_Task to complete:_ Reproduce exactly, with no pictures, each line from the opening of the material down through the line containing "from matplotlib.ticker import".

:: Dataset records

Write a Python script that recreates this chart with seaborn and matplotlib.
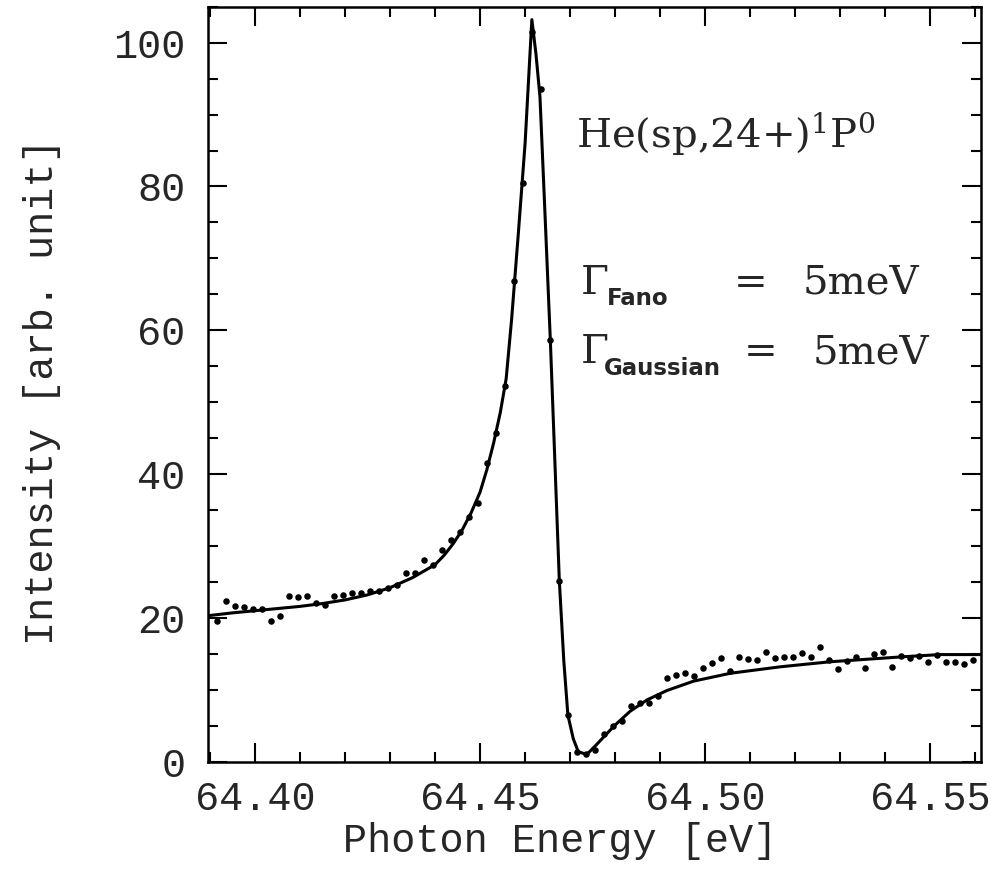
import matplotlib
matplotlib.use("Agg")
import matplotlib.pyplot as plt
import seaborn as sns
import pandas as pd
from matplotlib.ticker import MultipleLocator, FormatStrFormatter

# ---- data ----
energy_pts = [64.3915, 64.3935, 64.3955, 64.3975, 64.3995, 64.4015, 64.4035, 64.4055, 64.4075, 64.4095,
              64.4115, 64.4135, 64.4155, 64.4175, 64.4195, 64.4215, 64.4235, 64.4255, 64.4275, 64.4295,
              64.4315, 64.4335, 64.4355, 64.4375, 64.4395, 64.4415, 64.4435, 64.4455, 64.4475, 64.4495,
              64.4515, 64.4535, 64.4555, 64.4575, 64.4595, 64.4615, 64.4635, 64.4655, 64.4675, 64.4695,
              64.4715, 64.4735, 64.4755, 64.4775, 64.4795, 64.4815, 64.4835, 64.4855, 64.4875, 64.4895,
              64.4915, 64.4935, 64.4955, 64.4975, 64.4995, 64.5015, 64.5035, 64.5055, 64.5075, 64.5095,
              64.5115, 64.5135, 64.5155, 64.5175, 64.5195, 64.5215, 64.5235, 64.5255, 64.5275, 64.5295,
              64.5315, 64.5335, 64.5355, 64.5375, 64.5395, 64.5415, 64.5435, 64.5455, 64.5475, 64.5495,
              64.5515, 64.5535, 64.5555, 64.5575, 64.5595]
intensity_pts = [19.5, 22.4, 21.6, 21.5, 21.2, 21.2, 19.6, 20.3, 23.0, 22.9,
                 23.1, 22.1, 21.8, 23.1, 23.2, 23.5, 23.5, 23.7, 23.8, 24.1,
                 24.6, 26.2, 26.2, 28.0, 27.3, 29.5, 30.9, 31.9, 34.0, 36.0,
                 41.5, 45.7, 52.2, 66.8, 80.5, 101.5, 93.5, 58.7, 25.2, 6.5,
                 1.4, 1.1, 1.6, 3.9, 5.0, 5.7, 7.7, 8.1, 8.2, 9.1,
                 11.6, 12.0, 12.3, 11.9, 13.0, 13.7, 14.4, 12.6, 14.5, 14.3,
                 14.2, 15.2, 14.4, 14.5, 14.5, 15.1, 14.6, 16.0, 14.1, 12.9,
                 14.0, 14.5, 13.0, 15.0, 15.2, 13.2, 14.7, 14.4, 14.7, 13.9,
                 14.9, 13.9, 13.8, 13.6, 14.2]

energy_fit = [64.3895, 64.3950, 64.4000, 64.4050, 64.4100, 64.4150, 64.4200, 64.4250, 64.4300, 64.4350,
              64.4400, 64.4420, 64.4440, 64.4460, 64.4480, 64.4500, 64.4515, 64.4530, 64.4545, 64.4558,
              64.4570, 64.4585, 64.4600, 64.4615, 64.4624, 64.4633, 64.4645, 64.4656, 64.4666, 64.4676,
              64.4686, 64.4695, 64.4707, 64.4718, 64.4737, 64.4759, 64.4780, 64.4800, 64.4833, 64.4871,
              64.4915, 64.4974, 64.5056, 64.5167, 64.5278, 64.5441, 64.5522, 64.5612]
intensity_fit = [20.3, 20.7, 21.0, 21.3, 21.6, 22.0, 22.5, 23.2, 24.2, 25.6,
                 27.4, 28.7, 30.3, 32.2, 34.6, 37.5, 40.6, 44.3, 48.6, 53.3,
                 61.5, 73.5, 86.0, 103.2, 98.5, 92.5, 75.0, 58.7, 42.0, 25.2,
                 14.0, 6.5, 3.2, 1.4, 1.0, 2.4, 3.8, 5.1, 7.0, 8.6,
                 9.9, 11.2, 12.3, 13.2, 13.9, 14.6, 14.9, 14.9]

x_major_ticks = [64.40, 64.45, 64.50, 64.55]
y_major_ticks = [0, 20, 40, 60, 80, 100]

sns.set_style("ticks")
plt.rcParams['font.family'] = ['Liberation Mono', 'DejaVu Sans']
plt.rcParams['mathtext.fontset'] = 'dejavuserif'

fig = plt.figure(figsize=(9.91, 8.81), dpi=100)
ax = fig.add_axes([0.2096, 0.1354, 0.7800, 0.8570])

pts = pd.DataFrame({"E": energy_pts, "I": intensity_pts})
fit = pd.DataFrame({"E": energy_fit, "I": intensity_fit})

sns.lineplot(data=fit, x="E", y="I", ax=ax, color="black", linewidth=2.2, sort=False)
sns.scatterplot(data=pts, x="E", y="I", ax=ax, color="black", s=22, linewidth=0, zorder=3)

ax.set_xlim(64.3895, 64.5612)
ax.set_ylim(0, 105)
ax.set_xticks(x_major_ticks)
ax.set_yticks(y_major_ticks)
ax.xaxis.set_minor_locator(MultipleLocator(0.01))
ax.yaxis.set_minor_locator(MultipleLocator(5))
ax.xaxis.set_major_formatter(FormatStrFormatter('%.2f'))

for s in ax.spines.values():
    s.set_linewidth(1.8)
    s.set_color("black")
ax.tick_params(which='both', direction='in', top=True, right=True, color='black')
ax.tick_params(which='major', length=14, width=1.5, labelsize=29)
ax.tick_params(axis='x', which='major', pad=13)
ax.tick_params(axis='y', which='major', pad=16)
ax.tick_params(which='minor', length=7, width=1.5)

ax.set_xlabel("Photon Energy [eV]", fontsize=29)
ax.set_ylabel("Intensity [arb. unit]", fontsize=29)
ax.xaxis.set_label_coords(0.456, -0.080)
ax.yaxis.set_label_coords(-0.19, 0.49)

serif = ['DejaVu Serif']
ax.text(0.477, 0.814, r"He(sp,24+)$^{\mathrm{1}}$P$^{\mathrm{0}}$", transform=ax.transAxes,
        fontsize=29, family=serif, va='baseline', ha='left')

ax.text(0.482, 0.620, "Γ", transform=ax.transAxes, fontsize=29, family=serif, va='baseline')
ax.text(0.516, 0.605, "Fano", transform=ax.transAxes, fontsize=16.5, family=['DejaVu Sans'],
        weight='bold', va='baseline')
ax.text(0.702, 0.620, "=", transform=ax.transAxes, fontsize=29, family=serif, va='baseline', ha='center')
ax.text(0.770, 0.620, "5meV", transform=ax.transAxes, fontsize=29, family=serif, va='baseline')

ax.text(0.482, 0.528, "Γ", transform=ax.transAxes, fontsize=29, family=serif, va='baseline')
ax.text(0.513, 0.512, "Gaussian", transform=ax.transAxes, fontsize=16.5, family=['DejaVu Sans'],
        weight='bold', va='baseline')
ax.text(0.715, 0.528, "=", transform=ax.transAxes, fontsize=29, family=serif, va='baseline', ha='center')
ax.text(0.783, 0.528, "5meV", transform=ax.transAxes, fontsize=29, family=serif, va='baseline')

fig.savefig("out.png", dpi=100)
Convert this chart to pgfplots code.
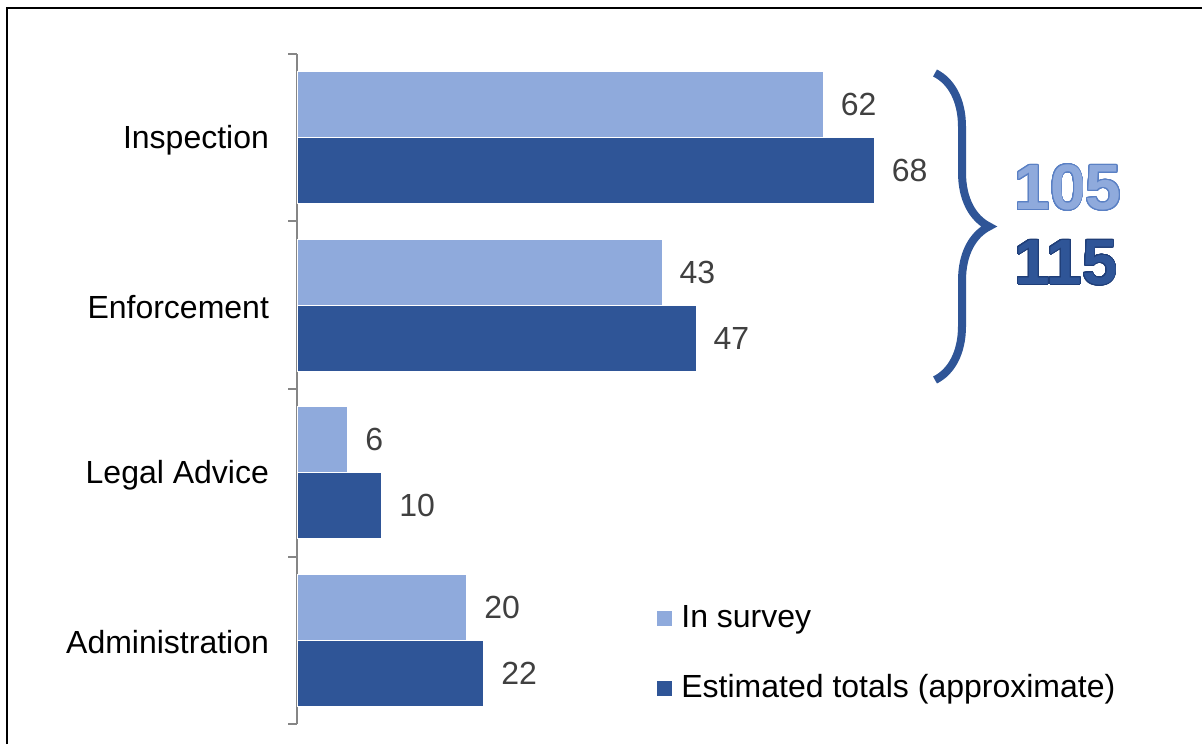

::::

_Task answer:_
Write a Python script that recreates this chart with seaborn and matplotlib.
import matplotlib
matplotlib.use("Agg")
import matplotlib.pyplot as plt
import seaborn as sns
import pandas as pd
from matplotlib.ticker import MultipleLocator, FormatStrFormatter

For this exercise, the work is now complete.